Consider the consequences of failing to hold war profiteers accountable for their crimes

To be honest about it, this isn’t the first time in world history or American history that war profiteers have led a nation into a disastrous war for their own personal gain. Nor was our invasion of Iraq the most disastrous war to ever befall the world – yet. And war profiteers often or usually get away with their crimes without having to pay a price. So, if our country fails to take action against these war profiteers it won’t set a whole new precedent in doing so, because the precedent has already been set.

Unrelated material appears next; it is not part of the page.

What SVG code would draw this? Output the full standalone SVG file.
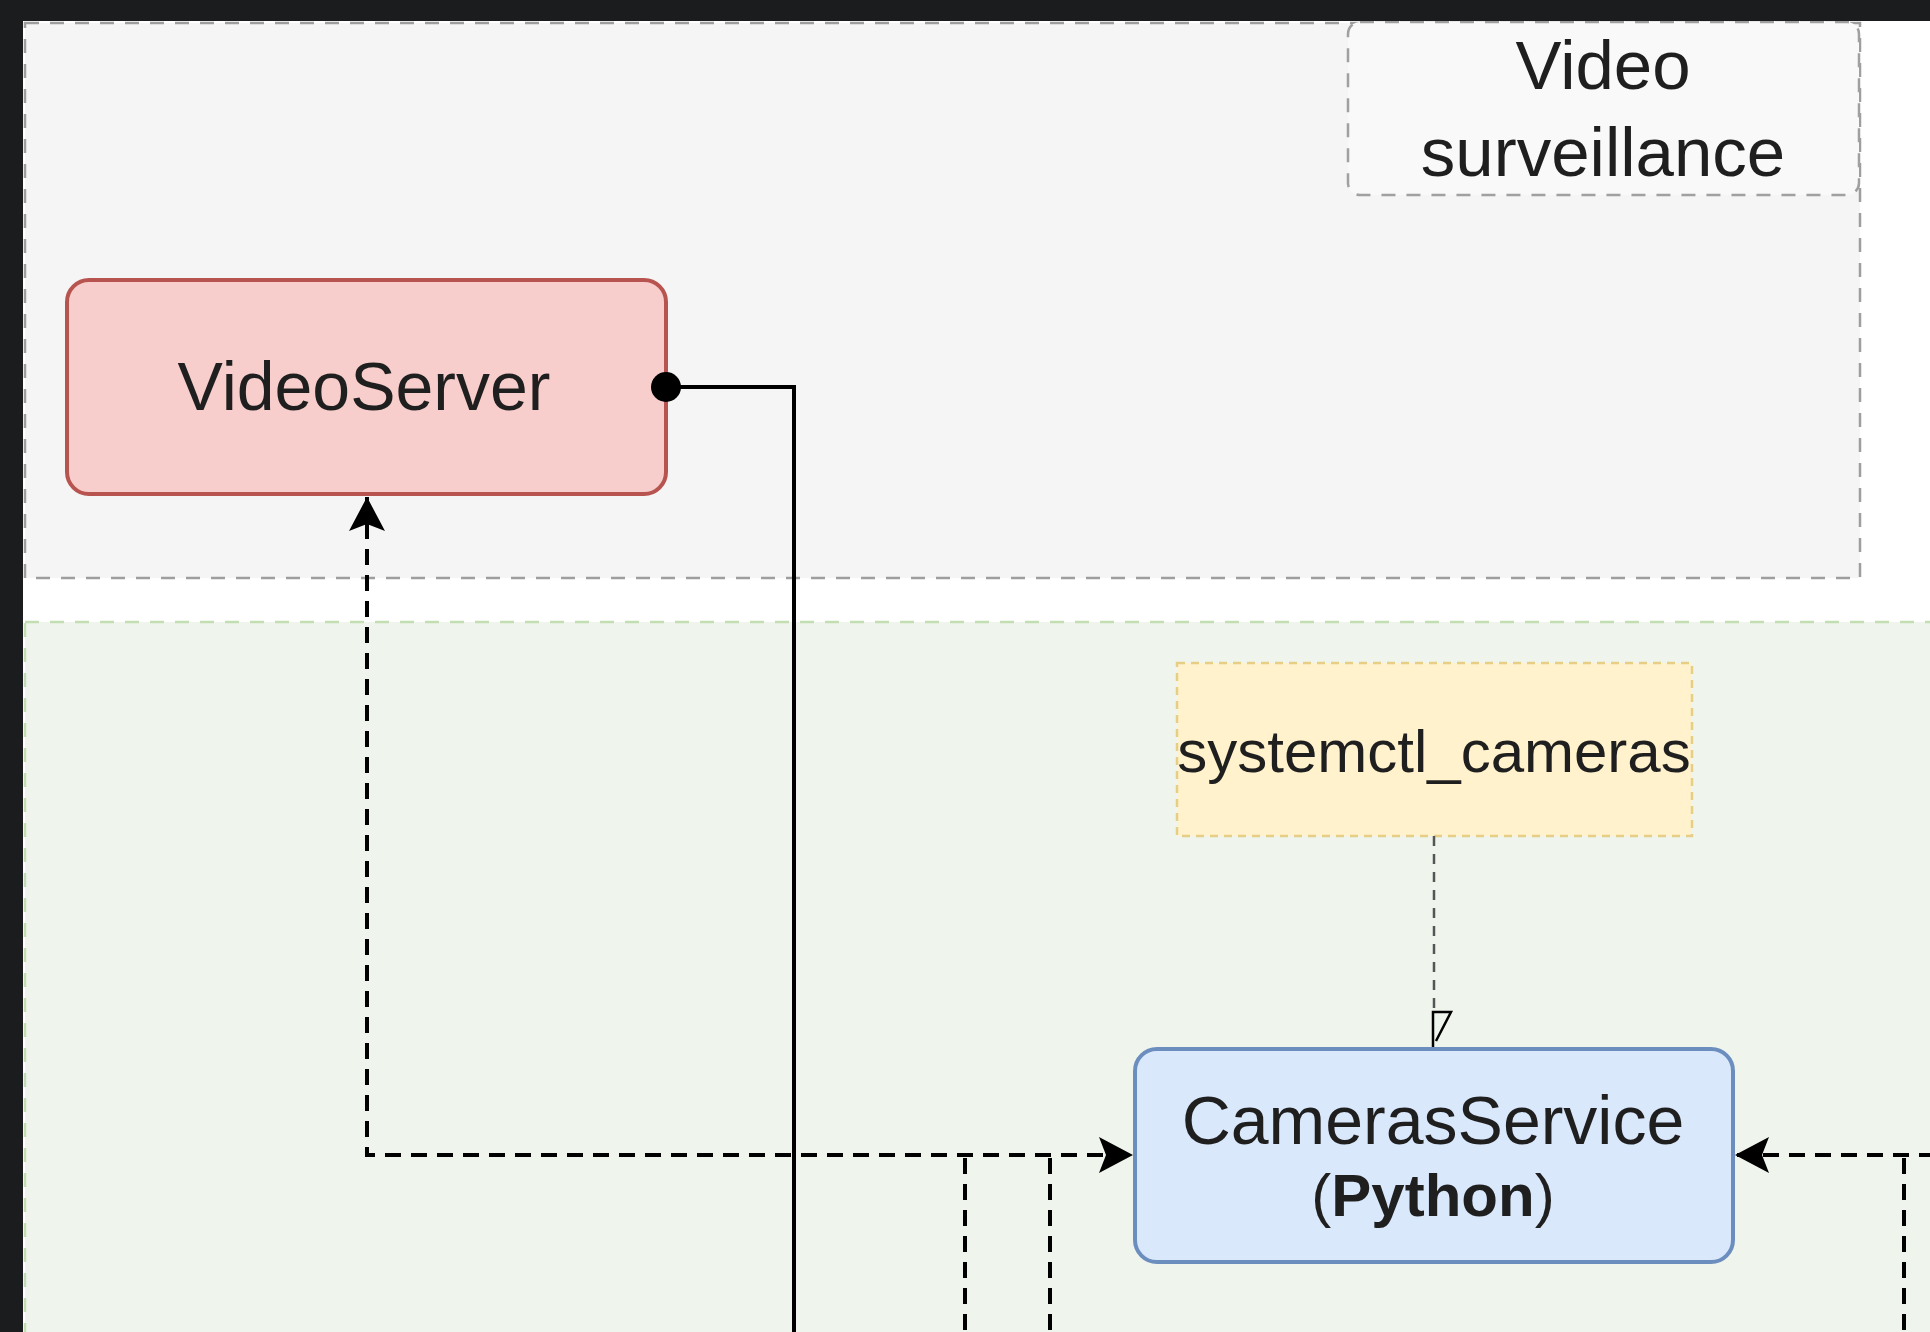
<svg xmlns="http://www.w3.org/2000/svg" width="1930" height="1332" viewBox="0 0 1930 1332">
<style>
.txt{font-family:"Liberation Sans",Arial,Helvetica,sans-serif;fill:#1f1f1f;text-anchor:middle}
.conn{fill:none;stroke:#000;stroke-width:4}
.dash{stroke-dasharray:16 10}
.container{stroke-width:2.5;stroke-dasharray:14 11}
</style>
<defs>
<marker id="arrow" markerUnits="userSpaceOnUse" markerWidth="36" markerHeight="40" viewBox="0 0 36 40" refX="34" refY="20" orient="auto-start-reverse">
<path d="M0,2 L34,20 L0,38 L7,20 Z" fill="#000"/>
</marker>
</defs>
<rect x="0" y="0" width="1930" height="1332" fill="#ffffff"/>
<g id="container-video-surveillance">
<rect class="container" x="25" y="23" width="1835" height="555" fill="#f5f5f5" stroke="#9e9e9e"/>
<rect x="1348" y="22" width="511" height="173" rx="12" fill="#f9f9f9" stroke="#a0a0a0" stroke-width="2.5" stroke-dasharray="14 11"/>
<text class="txt" x="1603" y="89" font-size="69">Video</text>
<text class="txt" x="1603" y="176" font-size="69">surveillance</text>
</g>
<g id="container-green">
<rect class="container" x="25" y="622" width="1915" height="730" fill="#eff5ec" stroke="#c2deb2"/>
</g>
<g id="node-videoserver">
<rect x="67" y="280" width="599" height="214" rx="22" fill="#f8cecc" stroke="#b85450" stroke-width="4"/>
<text class="txt" x="364" y="410" font-size="68">VideoServer</text>
</g>
<g id="node-systemctl-cameras">
<rect x="1177" y="663" width="515" height="173" fill="#fff2cc" stroke="#e6cf85" stroke-width="2.5" stroke-dasharray="8 6"/>
<text class="txt" x="1434" y="772" font-size="60">systemctl_cameras</text>
</g>
<g id="node-camerasservice">
<rect x="1135" y="1049" width="598" height="213" rx="22" fill="#dae8fc" stroke="#6c8ebf" stroke-width="4"/>
<text class="txt" x="1433" y="1144" font-size="68">CamerasService</text>
<text class="txt" x="1433" y="1216" font-size="60">(<tspan font-weight="bold">Python</tspan>)</text>
</g>
<g id="connectors">
<path class="conn" d="M666,387 H794 V1340"/>
<circle cx="666" cy="387" r="15" fill="#000"/>
<path class="conn dash" d="M367,497 V1155 H1133" marker-start="url(#arrow)" marker-end="url(#arrow)"/>
<path class="conn dash" d="M965,1158 V1340"/>
<path class="conn dash" d="M1050,1158 V1340"/>
<path class="conn dash" d="M1935,1155 H1735" marker-end="url(#arrow)"/>
<path class="conn dash" d="M1904,1158 V1340"/>
<path fill="none" stroke="#555" stroke-width="2.5" stroke-dasharray="10 8" d="M1434,836 V1012"/>
<path fill="none" stroke="#000" stroke-width="2.5" d="M1433,1047 V1012 H1451 L1436,1041"/>
</g>
<g id="frame">
<rect x="0" y="0" width="1930" height="21" fill="#1b1c1e"/>
<rect x="0" y="0" width="23" height="1332" fill="#1b1c1e"/>
</g>
</svg>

But on the other hand, the Bush administration is the most blatantly criminal presidential administration that our country has ever suffered through. His invasion of Iraq was completely unnecessary and irresponsible. The fact that Iraq posed no threat to us and Bush/Cheney knew that it posed no threat to us means that it was a war crime. Furthermore, George Bush and Dick Cheney lied to the American people and to Congress in order to justify that war. As such, they violated the separation of powers in our Constitution and usurped Congress’s power to declare war. Congress was wrong to give George Bush the power to use his own judgment to make a unilateral decision on whether or not to invade Iraq. But they did not declare war. He did. Congress merely left it up to his judgment. They should have known better. They should have known that George Bush would abuse that responsibility – as indeed he did. Now they have the opportunity to partially amend their mistake, by making George Bush and Dick Cheney accountable for their criminal actions.

I don’t want to get into a semantic argument about whether or not our Constitution requires that Congress impeach Bush and Cheney and remove them from office. One could argue the letter of the Constitution either way. But our Constitution has been willfully violated by those two criminals countless times. If Congress fails to take action now, they are so much as saying that our Constitution is nothing but the worthless scrap of paper that George Bush has said it is.

Therefore, if Congress believes that our Constitution contains the laws that hold our country together and make us a nation of laws rather than a nation of men, then common sense demands that they impeach. So does common decency. It is not only our Constitution and our nation that is at stake. War profiteering is one of the worst crimes known to man – for reasons that I don’t think I have to explain. It is a terrible crime against humanity. If the world doesn’t draw a line in the sand with regard to these kind of crimes before too long, given current weaponry, technology, and pending environmental catastrophes, it is not likely that world civilization will last much longer.